Pictures stay out of the copy; set down each line of the listing below exactly.

## Begin

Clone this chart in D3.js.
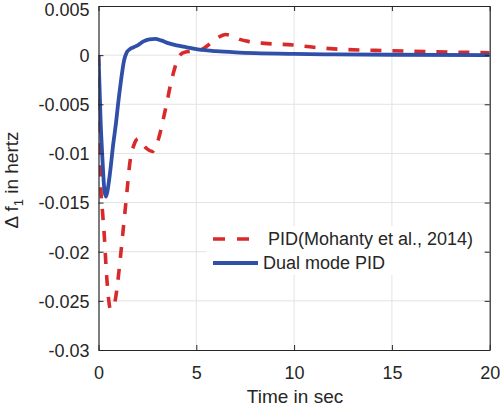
<!DOCTYPE html>
<html>
<head>
<meta charset="utf-8">
<script src="https://cdn.jsdelivr.net/npm/d3@7"></script>
<style>
  html, body { margin: 0; padding: 0; background: #fff; }
  svg { display: block; }
  text { font-family: "Liberation Sans", Arial, Helvetica, sans-serif; fill: #262626; }
</style>
</head>
<body>
<svg id="chart" width="500" height="406"></svg>
<script>
// ---- data ----
const pidTime = [0, 0.04, 0.08, 0.12, 0.2, 0.3, 0.4, 0.5, 0.6, 0.7, 0.85, 1.0, 1.15, 1.3, 1.45, 1.6, 1.8, 2.03, 2.25, 2.46, 2.75, 2.95, 3.14, 3.3, 3.49, 3.65, 3.83, 4.0, 4.17, 4.4, 4.8, 5.2, 5.53, 6.04, 6.5, 6.9, 7.23, 7.75, 8.5, 9.96, 11, 12.35, 14.9, 17, 20];
const pidValue = [0, -0.004, -0.009, -0.0135, -0.0158, -0.0185, -0.022, -0.0245, -0.0258, -0.0258, -0.025, -0.0228, -0.02, -0.017, -0.014, -0.011, -0.0092, -0.0085, -0.009, -0.0095, -0.0098, -0.0092, -0.008, -0.0066, -0.0049, -0.0033, -0.0018, -0.0007, 0.0, 0.0003, 0.0004, 0.0005, 0.0009, 0.0017, 0.0021, 0.0019, 0.0016, 0.00137, 0.0012, 0.00103, 0.0008, 0.0006, 0.00045, 0.00035, 0.00025];

const dualTime = [0, 0.05, 0.1, 0.2, 0.3, 0.38, 0.46, 0.6, 0.75, 0.9, 1.0, 1.15, 1.3, 1.45, 1.6, 1.8, 2.0, 2.3, 2.6, 2.9, 3.2, 3.6, 4.0, 4.5, 5.0, 6.0, 7.0, 8.0, 10, 12, 15, 20];
const dualValue = [0, -0.003, -0.0062, -0.0105, -0.0137, -0.0144, -0.0138, -0.0118, -0.0091, -0.0068, -0.005, -0.0026, -0.0006, 0.0003, 0.0006, 0.0008, 0.001, 0.0014, 0.0016, 0.00165, 0.0015, 0.0012, 0.001, 0.0008, 0.0006, 0.0004, 0.00028, 0.0002, 0.00012, 0.00008, 0.00004, 0.00001];

const xTicks = [0, 5, 10, 15, 20];
const yTicks = [0.005, 0, -0.005, -0.01, -0.015, -0.02, -0.025, -0.03];
const yTickLabels = ["0.005", "0", "-0.005", "-0.01", "-0.015", "-0.02", "-0.025", "-0.03"];
const seriesNames = ["PID(Mohanty et al., 2014)", "Dual mode PID"];
const seriesColors = ["#d82a2a", "#2f4fa8"];

// ---- layout ----
const svg = d3.select("#chart");
const L = 98.5, R = 489.7, T = 6, B = 350;
const x = d3.scaleLinear().domain([0, 20]).range([L, R]);
const y = d3.scaleLinear().domain([-0.03, 0.005]).range([B, T]);

const axisColor = "#262626";
const gridColor = "#e3e3e3";

// grid
const grid = svg.append("g");
grid.selectAll(".vg").data(xTicks.slice(1, -1)).enter().append("line")
  .attr("x1", d => x(d)).attr("x2", d => x(d)).attr("y1", T).attr("y2", B)
  .attr("stroke", gridColor).attr("stroke-width", 1);
grid.selectAll(".hg").data(yTicks.slice(1, -1)).enter().append("line")
  .attr("x1", L).attr("x2", R).attr("y1", d => y(d)).attr("y2", d => y(d))
  .attr("stroke", gridColor).attr("stroke-width", 1);

// lines
svg.append("clipPath").attr("id", "clip").append("rect")
  .attr("x", L).attr("y", T).attr("width", R - L).attr("height", B - T);
const lineGen = d3.line().x(d => x(d[0])).y(d => y(d[1])).curve(d3.curveMonotoneX);
const pidData = pidTime.map((t, i) => [t, pidValue[i]]);
const dualData = dualTime.map((t, i) => [t, dualValue[i]]);

const plot = svg.append("g").attr("clip-path", "url(#clip)");
plot.append("path").datum(pidData).attr("d", lineGen)
  .attr("fill", "none").attr("stroke", seriesColors[0]).attr("stroke-width", 3.6)
  .attr("stroke-dasharray", "11,11");
plot.append("path").datum(dualData).attr("d", lineGen)
  .attr("fill", "none").attr("stroke", seriesColors[1]).attr("stroke-width", 3.8)
  .attr("stroke-linejoin", "round");

// axes (box with inward ticks)
const tickLen = 5;
const axBottom = svg.append("g").attr("transform", `translate(0,${B})`)
  .call(d3.axisBottom(x).tickValues(xTicks).tickSizeInner(-tickLen).tickSizeOuter(0).tickPadding(16).tickFormat(d3.format("d")));
const axTop = svg.append("g").attr("transform", `translate(0,${T})`)
  .call(d3.axisTop(x).tickValues(xTicks).tickSizeInner(-tickLen).tickSizeOuter(0).tickFormat(""));
const axLeft = svg.append("g").attr("transform", `translate(${L},0)`)
  .call(d3.axisLeft(y).tickValues(yTicks).tickSizeInner(-tickLen).tickSizeOuter(0).tickPadding(9)
    .tickFormat((d, i) => yTickLabels[i]));
const axRight = svg.append("g").attr("transform", `translate(${R},0)`)
  .call(d3.axisRight(y).tickValues(yTicks).tickSizeInner(-tickLen).tickSizeOuter(0).tickFormat(""));

[axBottom, axTop, axLeft, axRight].forEach(g => {
  g.select(".domain").attr("stroke", axisColor).attr("stroke-width", 1.2);
  g.selectAll(".tick line").attr("stroke", axisColor).attr("stroke-width", 1);
  g.selectAll("text").attr("font-size", 18).attr("fill", axisColor)
    .attr("font-family", '"Liberation Sans", Arial, sans-serif');
});
axLeft.selectAll("text").attr("dy", "0.35em");
axLeft.select(".tick text").attr("dy", "0.55em");

// axis labels
svg.append("text").attr("x", 295).attr("y", 403).attr("text-anchor", "middle")
  .attr("font-size", 19).text("Time in sec");

const yl = svg.append("text").attr("transform", "translate(18,180) rotate(-90)")
  .attr("text-anchor", "middle").attr("font-size", 19);
yl.append("tspan").text("Δ f");
yl.append("tspan").attr("font-size", 13).attr("dy", 5).text("1");
yl.append("tspan").attr("dy", -5).text(" in hertz");

// legend
const lg = svg.append("g");
lg.append("rect").attr("x", 206).attr("y", 226).attr("width", 278).attr("height", 49).attr("fill", "#fff");
lg.append("line").attr("x1", 213).attr("x2", 254).attr("y1", 239).attr("y2", 239)
  .attr("stroke", seriesColors[0]).attr("stroke-width", 3.6).attr("stroke-dasharray", "12,12");
lg.append("line").attr("x1", 213).attr("x2", 258).attr("y1", 263).attr("y2", 263)
  .attr("stroke", seriesColors[1]).attr("stroke-width", 3.8);
lg.append("text").attr("x", 268).attr("y", 239).attr("dy", "0.35em").attr("font-size", 18).text(seriesNames[0]);
lg.append("text").attr("x", 263).attr("y", 263).attr("dy", "0.35em").attr("font-size", 18).text(seriesNames[1]);
</script>
</body>
</html>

## End

» ANSWER BELOW
Clone this chart in D3.js.
<!DOCTYPE html>
<html>
<head>
<meta charset="utf-8">
<script src="https://cdn.jsdelivr.net/npm/d3@7"></script>
<style>
  html, body { margin: 0; padding: 0; background: #fff; }
  svg { display: block; }
  text { font-family: "Liberation Sans", Arial, Helvetica, sans-serif; fill: #262626; }
</style>
</head>
<body>
<svg id="chart" width="500" height="406"></svg>
<script>
// ---- data ----
const pidTime = [0, 0.04, 0.08, 0.12, 0.2, 0.3, 0.4, 0.5, 0.6, 0.7, 0.85, 1.0, 1.15, 1.3, 1.45, 1.6, 1.8, 2.03, 2.25, 2.46, 2.75, 2.95, 3.14, 3.3, 3.49, 3.65, 3.83, 4.0, 4.17, 4.4, 4.8, 5.2, 5.53, 6.04, 6.5, 6.9, 7.23, 7.75, 8.5, 9.96, 11, 12.35, 14.9, 17, 20];
const pidValue = [0, -0.004, -0.009, -0.0135, -0.0158, -0.0185, -0.022, -0.0245, -0.0258, -0.0258, -0.025, -0.0228, -0.02, -0.017, -0.014, -0.011, -0.0092, -0.0085, -0.009, -0.0095, -0.0098, -0.0092, -0.008, -0.0066, -0.0049, -0.0033, -0.0018, -0.0007, 0.0, 0.0003, 0.0004, 0.0005, 0.0009, 0.0017, 0.0021, 0.0019, 0.0016, 0.00137, 0.0012, 0.00103, 0.0008, 0.0006, 0.00045, 0.00035, 0.00025];

const dualTime = [0, 0.05, 0.1, 0.2, 0.3, 0.38, 0.46, 0.6, 0.75, 0.9, 1.0, 1.15, 1.3, 1.45, 1.6, 1.8, 2.0, 2.3, 2.6, 2.9, 3.2, 3.6, 4.0, 4.5, 5.0, 6.0, 7.0, 8.0, 10, 12, 15, 20];
const dualValue = [0, -0.003, -0.0062, -0.0105, -0.0137, -0.0144, -0.0138, -0.0118, -0.0091, -0.0068, -0.005, -0.0026, -0.0006, 0.0003, 0.0006, 0.0008, 0.001, 0.0014, 0.0016, 0.00165, 0.0015, 0.0012, 0.001, 0.0008, 0.0006, 0.0004, 0.00028, 0.0002, 0.00012, 0.00008, 0.00004, 0.00001];

const xTicks = [0, 5, 10, 15, 20];
const yTicks = [0.005, 0, -0.005, -0.01, -0.015, -0.02, -0.025, -0.03];
const yTickLabels = ["0.005", "0", "-0.005", "-0.01", "-0.015", "-0.02", "-0.025", "-0.03"];
const seriesNames = ["PID(Mohanty et al., 2014)", "Dual mode PID"];
const seriesColors = ["#d82a2a", "#2f4fa8"];

// ---- layout ----
const svg = d3.select("#chart");
const L = 98.5, R = 489.7, T = 6, B = 350;
const x = d3.scaleLinear().domain([0, 20]).range([L, R]);
const y = d3.scaleLinear().domain([-0.03, 0.005]).range([B, T]);

const axisColor = "#262626";
const gridColor = "#e3e3e3";

// grid
const grid = svg.append("g");
grid.selectAll(".vg").data(xTicks.slice(1, -1)).enter().append("line")
  .attr("x1", d => x(d)).attr("x2", d => x(d)).attr("y1", T).attr("y2", B)
  .attr("stroke", gridColor).attr("stroke-width", 1);
grid.selectAll(".hg").data(yTicks.slice(1, -1)).enter().append("line")
  .attr("x1", L).attr("x2", R).attr("y1", d => y(d)).attr("y2", d => y(d))
  .attr("stroke", gridColor).attr("stroke-width", 1);

// lines
svg.append("clipPath").attr("id", "clip").append("rect")
  .attr("x", L).attr("y", T).attr("width", R - L).attr("height", B - T);
const lineGen = d3.line().x(d => x(d[0])).y(d => y(d[1])).curve(d3.curveMonotoneX);
const pidData = pidTime.map((t, i) => [t, pidValue[i]]);
const dualData = dualTime.map((t, i) => [t, dualValue[i]]);

const plot = svg.append("g").attr("clip-path", "url(#clip)");
plot.append("path").datum(pidData).attr("d", lineGen)
  .attr("fill", "none").attr("stroke", seriesColors[0]).attr("stroke-width", 3.6)
  .attr("stroke-dasharray", "11,11");
plot.append("path").datum(dualData).attr("d", lineGen)
  .attr("fill", "none").attr("stroke", seriesColors[1]).attr("stroke-width", 3.8)
  .attr("stroke-linejoin", "round");

// axes (box with inward ticks)
const tickLen = 5;
const axBottom = svg.append("g").attr("transform", `translate(0,${B})`)
  .call(d3.axisBottom(x).tickValues(xTicks).tickSizeInner(-tickLen).tickSizeOuter(0).tickPadding(16).tickFormat(d3.format("d")));
const axTop = svg.append("g").attr("transform", `translate(0,${T})`)
  .call(d3.axisTop(x).tickValues(xTicks).tickSizeInner(-tickLen).tickSizeOuter(0).tickFormat(""));
const axLeft = svg.append("g").attr("transform", `translate(${L},0)`)
  .call(d3.axisLeft(y).tickValues(yTicks).tickSizeInner(-tickLen).tickSizeOuter(0).tickPadding(9)
    .tickFormat((d, i) => yTickLabels[i]));
const axRight = svg.append("g").attr("transform", `translate(${R},0)`)
  .call(d3.axisRight(y).tickValues(yTicks).tickSizeInner(-tickLen).tickSizeOuter(0).tickFormat(""));

[axBottom, axTop, axLeft, axRight].forEach(g => {
  g.select(".domain").attr("stroke", axisColor).attr("stroke-width", 1.2);
  g.selectAll(".tick line").attr("stroke", axisColor).attr("stroke-width", 1);
  g.selectAll("text").attr("font-size", 18).attr("fill", axisColor)
    .attr("font-family", '"Liberation Sans", Arial, sans-serif');
});
axLeft.selectAll("text").attr("dy", "0.35em");
axLeft.select(".tick text").attr("dy", "0.55em");

// axis labels
svg.append("text").attr("x", 295).attr("y", 403).attr("text-anchor", "middle")
  .attr("font-size", 19).text("Time in sec");

const yl = svg.append("text").attr("transform", "translate(18,180) rotate(-90)")
  .attr("text-anchor", "middle").attr("font-size", 19);
yl.append("tspan").text("Δ f");
yl.append("tspan").attr("font-size", 13).attr("dy", 5).text("1");
yl.append("tspan").attr("dy", -5).text(" in hertz");

// legend
const lg = svg.append("g");
lg.append("rect").attr("x", 206).attr("y", 226).attr("width", 278).attr("height", 49).attr("fill", "#fff");
lg.append("line").attr("x1", 213).attr("x2", 254).attr("y1", 239).attr("y2", 239)
  .attr("stroke", seriesColors[0]).attr("stroke-width", 3.6).attr("stroke-dasharray", "12,12");
lg.append("line").attr("x1", 213).attr("x2", 258).attr("y1", 263).attr("y2", 263)
  .attr("stroke", seriesColors[1]).attr("stroke-width", 3.8);
lg.append("text").attr("x", 268).attr("y", 239).attr("dy", "0.35em").attr("font-size", 18).text(seriesNames[0]);
lg.append("text").attr("x", 263).attr("y", 263).attr("dy", "0.35em").attr("font-size", 18).text(seriesNames[1]);
</script>
</body>
</html>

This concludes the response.